Examine the material below and count the lines that hold the word "matplotlib". Report only the number.

Task material –
>>>>>
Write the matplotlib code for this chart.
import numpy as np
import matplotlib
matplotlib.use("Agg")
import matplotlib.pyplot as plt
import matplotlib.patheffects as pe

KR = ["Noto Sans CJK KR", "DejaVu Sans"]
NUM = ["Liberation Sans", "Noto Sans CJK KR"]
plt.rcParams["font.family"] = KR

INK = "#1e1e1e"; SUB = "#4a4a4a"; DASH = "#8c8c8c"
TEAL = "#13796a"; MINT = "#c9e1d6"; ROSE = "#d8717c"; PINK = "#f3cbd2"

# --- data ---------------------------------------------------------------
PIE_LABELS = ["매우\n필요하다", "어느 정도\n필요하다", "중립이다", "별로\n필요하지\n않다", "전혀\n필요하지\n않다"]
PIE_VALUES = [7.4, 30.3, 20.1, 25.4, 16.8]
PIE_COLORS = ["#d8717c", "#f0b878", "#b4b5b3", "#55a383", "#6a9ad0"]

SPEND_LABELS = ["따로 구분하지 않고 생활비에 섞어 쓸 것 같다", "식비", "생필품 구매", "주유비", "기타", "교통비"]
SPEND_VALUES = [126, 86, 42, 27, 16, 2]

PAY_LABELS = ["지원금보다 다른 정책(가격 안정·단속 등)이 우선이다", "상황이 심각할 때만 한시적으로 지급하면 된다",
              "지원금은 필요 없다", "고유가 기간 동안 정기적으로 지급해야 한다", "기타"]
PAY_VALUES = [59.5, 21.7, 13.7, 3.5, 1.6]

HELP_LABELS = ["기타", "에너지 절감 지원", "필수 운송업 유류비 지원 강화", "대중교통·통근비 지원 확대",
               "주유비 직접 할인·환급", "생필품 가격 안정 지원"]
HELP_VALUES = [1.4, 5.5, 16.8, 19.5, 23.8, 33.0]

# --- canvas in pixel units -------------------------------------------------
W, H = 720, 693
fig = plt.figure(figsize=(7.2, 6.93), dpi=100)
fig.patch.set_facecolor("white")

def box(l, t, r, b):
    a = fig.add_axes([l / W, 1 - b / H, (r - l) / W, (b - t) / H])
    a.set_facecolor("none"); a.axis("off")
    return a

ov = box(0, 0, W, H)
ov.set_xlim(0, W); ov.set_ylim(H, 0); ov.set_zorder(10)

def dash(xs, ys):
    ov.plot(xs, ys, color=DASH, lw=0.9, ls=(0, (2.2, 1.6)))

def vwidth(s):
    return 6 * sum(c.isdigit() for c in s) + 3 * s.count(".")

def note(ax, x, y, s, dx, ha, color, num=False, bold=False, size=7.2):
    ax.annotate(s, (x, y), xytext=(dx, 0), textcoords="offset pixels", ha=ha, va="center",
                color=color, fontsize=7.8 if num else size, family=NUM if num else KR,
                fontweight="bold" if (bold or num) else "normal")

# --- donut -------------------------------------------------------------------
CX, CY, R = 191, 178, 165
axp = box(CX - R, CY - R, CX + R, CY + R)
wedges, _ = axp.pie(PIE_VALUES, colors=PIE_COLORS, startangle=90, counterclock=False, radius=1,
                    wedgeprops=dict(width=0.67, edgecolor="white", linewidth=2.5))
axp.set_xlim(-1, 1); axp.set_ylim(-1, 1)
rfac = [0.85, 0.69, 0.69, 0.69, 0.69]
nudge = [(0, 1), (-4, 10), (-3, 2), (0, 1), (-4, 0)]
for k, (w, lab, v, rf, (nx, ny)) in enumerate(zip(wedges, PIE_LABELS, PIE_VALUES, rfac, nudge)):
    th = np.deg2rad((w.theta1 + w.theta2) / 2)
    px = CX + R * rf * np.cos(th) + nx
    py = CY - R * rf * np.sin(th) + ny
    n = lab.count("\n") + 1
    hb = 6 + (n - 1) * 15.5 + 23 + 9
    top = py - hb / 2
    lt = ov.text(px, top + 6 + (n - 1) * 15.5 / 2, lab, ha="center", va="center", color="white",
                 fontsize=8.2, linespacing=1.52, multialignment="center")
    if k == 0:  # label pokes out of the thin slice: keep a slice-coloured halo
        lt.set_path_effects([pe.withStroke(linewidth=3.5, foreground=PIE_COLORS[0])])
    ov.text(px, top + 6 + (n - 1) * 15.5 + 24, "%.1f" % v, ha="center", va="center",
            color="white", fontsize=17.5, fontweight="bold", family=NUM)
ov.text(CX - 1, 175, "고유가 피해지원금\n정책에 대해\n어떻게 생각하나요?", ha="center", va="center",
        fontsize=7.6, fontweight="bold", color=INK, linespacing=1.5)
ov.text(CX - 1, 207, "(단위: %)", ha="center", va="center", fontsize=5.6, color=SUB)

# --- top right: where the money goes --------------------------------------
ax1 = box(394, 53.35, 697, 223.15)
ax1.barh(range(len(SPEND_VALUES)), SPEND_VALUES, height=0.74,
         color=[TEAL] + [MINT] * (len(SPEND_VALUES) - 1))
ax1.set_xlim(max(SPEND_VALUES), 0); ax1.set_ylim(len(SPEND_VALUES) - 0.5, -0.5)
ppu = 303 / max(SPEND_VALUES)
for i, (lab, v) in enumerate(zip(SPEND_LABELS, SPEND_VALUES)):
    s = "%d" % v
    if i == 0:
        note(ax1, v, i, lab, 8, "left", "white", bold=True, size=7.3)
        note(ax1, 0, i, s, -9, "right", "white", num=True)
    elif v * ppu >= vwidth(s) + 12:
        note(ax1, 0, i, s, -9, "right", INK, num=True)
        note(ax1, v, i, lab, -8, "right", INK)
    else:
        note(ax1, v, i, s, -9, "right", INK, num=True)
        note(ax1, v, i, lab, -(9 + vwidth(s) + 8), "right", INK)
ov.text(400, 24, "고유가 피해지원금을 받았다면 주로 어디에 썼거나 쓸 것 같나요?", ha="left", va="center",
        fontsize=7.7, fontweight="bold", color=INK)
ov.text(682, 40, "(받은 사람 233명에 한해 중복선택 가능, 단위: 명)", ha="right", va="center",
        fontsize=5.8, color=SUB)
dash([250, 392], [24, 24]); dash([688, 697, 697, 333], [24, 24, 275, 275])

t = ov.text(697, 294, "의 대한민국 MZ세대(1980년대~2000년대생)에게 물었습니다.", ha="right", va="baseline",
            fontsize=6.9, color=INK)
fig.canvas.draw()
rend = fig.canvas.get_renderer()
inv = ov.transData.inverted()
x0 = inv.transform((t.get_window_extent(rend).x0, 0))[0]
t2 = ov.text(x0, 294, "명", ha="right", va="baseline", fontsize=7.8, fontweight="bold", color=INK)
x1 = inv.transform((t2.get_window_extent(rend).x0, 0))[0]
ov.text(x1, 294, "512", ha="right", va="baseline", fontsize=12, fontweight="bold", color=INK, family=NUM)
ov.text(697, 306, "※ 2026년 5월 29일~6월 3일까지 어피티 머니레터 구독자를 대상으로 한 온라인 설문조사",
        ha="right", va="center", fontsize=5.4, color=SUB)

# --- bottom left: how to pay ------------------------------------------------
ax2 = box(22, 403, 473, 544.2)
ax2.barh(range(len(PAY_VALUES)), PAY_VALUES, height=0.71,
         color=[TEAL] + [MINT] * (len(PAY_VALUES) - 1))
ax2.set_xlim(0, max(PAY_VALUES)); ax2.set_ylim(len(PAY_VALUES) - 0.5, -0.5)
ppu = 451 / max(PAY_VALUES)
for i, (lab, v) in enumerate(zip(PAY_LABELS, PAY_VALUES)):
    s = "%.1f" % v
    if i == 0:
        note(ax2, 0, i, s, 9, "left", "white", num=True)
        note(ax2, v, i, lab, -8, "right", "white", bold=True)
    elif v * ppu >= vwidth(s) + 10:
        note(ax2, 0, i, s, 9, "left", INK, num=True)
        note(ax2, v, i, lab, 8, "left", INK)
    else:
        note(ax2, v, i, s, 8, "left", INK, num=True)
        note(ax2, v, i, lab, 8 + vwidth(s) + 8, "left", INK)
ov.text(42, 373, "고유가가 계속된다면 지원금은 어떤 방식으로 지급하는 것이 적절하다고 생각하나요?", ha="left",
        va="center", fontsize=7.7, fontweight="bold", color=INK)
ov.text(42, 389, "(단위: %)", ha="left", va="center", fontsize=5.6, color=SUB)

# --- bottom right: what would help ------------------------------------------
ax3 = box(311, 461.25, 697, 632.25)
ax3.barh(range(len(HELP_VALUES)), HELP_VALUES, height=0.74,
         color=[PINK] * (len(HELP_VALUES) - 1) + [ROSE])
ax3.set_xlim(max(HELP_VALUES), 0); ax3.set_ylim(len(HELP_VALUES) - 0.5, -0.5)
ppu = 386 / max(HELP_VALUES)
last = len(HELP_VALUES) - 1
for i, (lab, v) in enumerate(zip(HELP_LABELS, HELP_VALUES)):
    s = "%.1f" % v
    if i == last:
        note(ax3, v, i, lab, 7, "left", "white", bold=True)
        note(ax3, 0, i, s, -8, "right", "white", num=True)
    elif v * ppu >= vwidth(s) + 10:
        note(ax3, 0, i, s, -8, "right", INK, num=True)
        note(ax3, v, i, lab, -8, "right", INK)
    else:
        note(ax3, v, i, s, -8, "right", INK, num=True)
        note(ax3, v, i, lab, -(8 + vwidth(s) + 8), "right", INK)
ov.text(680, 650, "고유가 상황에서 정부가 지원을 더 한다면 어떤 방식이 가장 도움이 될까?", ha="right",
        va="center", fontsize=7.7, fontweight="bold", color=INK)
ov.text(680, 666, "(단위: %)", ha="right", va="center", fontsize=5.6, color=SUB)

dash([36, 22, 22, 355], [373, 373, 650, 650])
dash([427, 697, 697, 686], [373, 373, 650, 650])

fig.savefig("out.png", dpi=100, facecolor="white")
<<<<<
>>>>>
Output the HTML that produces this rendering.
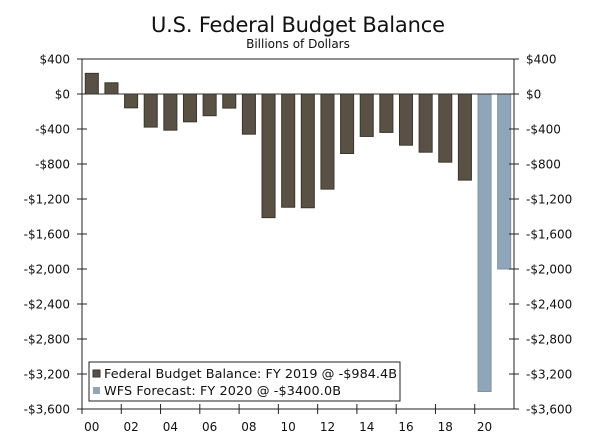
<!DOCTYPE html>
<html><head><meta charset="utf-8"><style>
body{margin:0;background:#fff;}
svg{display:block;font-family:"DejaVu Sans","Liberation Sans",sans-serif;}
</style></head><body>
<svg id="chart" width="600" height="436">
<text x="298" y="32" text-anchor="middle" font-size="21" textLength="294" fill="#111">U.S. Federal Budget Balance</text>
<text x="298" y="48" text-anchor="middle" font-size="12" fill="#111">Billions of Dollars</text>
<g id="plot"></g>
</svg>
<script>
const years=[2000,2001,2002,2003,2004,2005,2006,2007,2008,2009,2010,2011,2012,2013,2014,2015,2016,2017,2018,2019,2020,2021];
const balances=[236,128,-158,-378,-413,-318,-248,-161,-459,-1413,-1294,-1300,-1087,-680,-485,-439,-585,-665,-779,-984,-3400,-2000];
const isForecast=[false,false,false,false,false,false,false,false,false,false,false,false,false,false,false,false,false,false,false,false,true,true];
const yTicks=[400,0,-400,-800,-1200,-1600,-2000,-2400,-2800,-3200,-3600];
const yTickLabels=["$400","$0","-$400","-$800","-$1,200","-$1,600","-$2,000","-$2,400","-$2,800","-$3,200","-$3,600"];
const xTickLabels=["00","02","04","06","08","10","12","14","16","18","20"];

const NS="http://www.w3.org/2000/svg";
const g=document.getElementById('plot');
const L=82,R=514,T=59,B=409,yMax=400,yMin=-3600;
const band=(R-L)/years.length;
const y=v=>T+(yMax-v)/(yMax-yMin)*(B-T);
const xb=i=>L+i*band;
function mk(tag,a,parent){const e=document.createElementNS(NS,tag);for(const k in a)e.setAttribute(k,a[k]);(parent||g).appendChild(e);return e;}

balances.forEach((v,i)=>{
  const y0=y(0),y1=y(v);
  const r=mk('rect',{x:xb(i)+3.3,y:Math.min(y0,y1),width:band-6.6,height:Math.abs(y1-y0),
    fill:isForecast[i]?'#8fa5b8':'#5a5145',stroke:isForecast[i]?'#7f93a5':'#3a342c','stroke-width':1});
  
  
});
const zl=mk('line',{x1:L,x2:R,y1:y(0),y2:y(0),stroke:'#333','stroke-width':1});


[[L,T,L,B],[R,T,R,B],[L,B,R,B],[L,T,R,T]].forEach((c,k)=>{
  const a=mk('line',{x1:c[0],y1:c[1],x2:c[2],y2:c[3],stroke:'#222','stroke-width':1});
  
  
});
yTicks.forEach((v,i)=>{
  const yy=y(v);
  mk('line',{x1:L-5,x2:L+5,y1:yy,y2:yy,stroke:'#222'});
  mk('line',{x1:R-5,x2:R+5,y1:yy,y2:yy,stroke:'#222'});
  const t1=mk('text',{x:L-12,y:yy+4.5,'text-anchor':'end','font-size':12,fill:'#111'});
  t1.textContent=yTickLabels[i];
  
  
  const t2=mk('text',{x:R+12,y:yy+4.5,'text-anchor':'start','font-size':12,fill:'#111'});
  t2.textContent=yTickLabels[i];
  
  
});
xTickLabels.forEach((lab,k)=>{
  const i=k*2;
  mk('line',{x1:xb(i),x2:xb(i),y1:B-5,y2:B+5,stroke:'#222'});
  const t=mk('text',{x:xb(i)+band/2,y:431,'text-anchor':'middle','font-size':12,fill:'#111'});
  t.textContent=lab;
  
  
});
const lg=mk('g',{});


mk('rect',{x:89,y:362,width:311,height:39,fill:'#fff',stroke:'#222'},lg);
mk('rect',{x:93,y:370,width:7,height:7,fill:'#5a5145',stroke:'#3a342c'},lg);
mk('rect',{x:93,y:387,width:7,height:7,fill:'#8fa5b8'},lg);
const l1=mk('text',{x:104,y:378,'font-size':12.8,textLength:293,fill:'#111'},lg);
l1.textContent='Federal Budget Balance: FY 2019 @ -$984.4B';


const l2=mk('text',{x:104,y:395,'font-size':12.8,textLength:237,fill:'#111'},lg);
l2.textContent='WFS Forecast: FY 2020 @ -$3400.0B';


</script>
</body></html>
<<<<<
>>>>>
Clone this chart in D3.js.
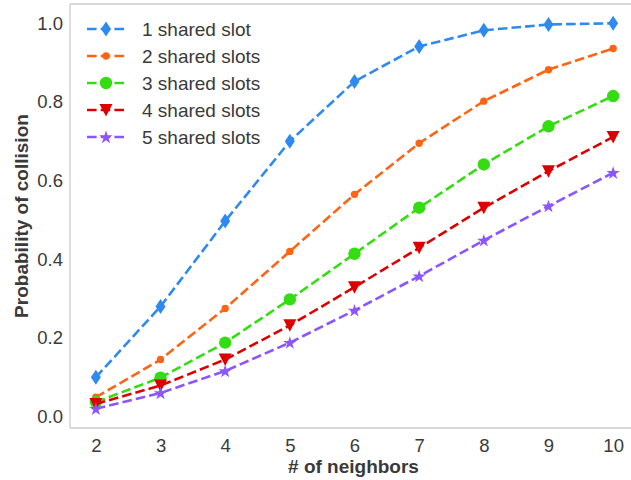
<<<<<
Task answer – 5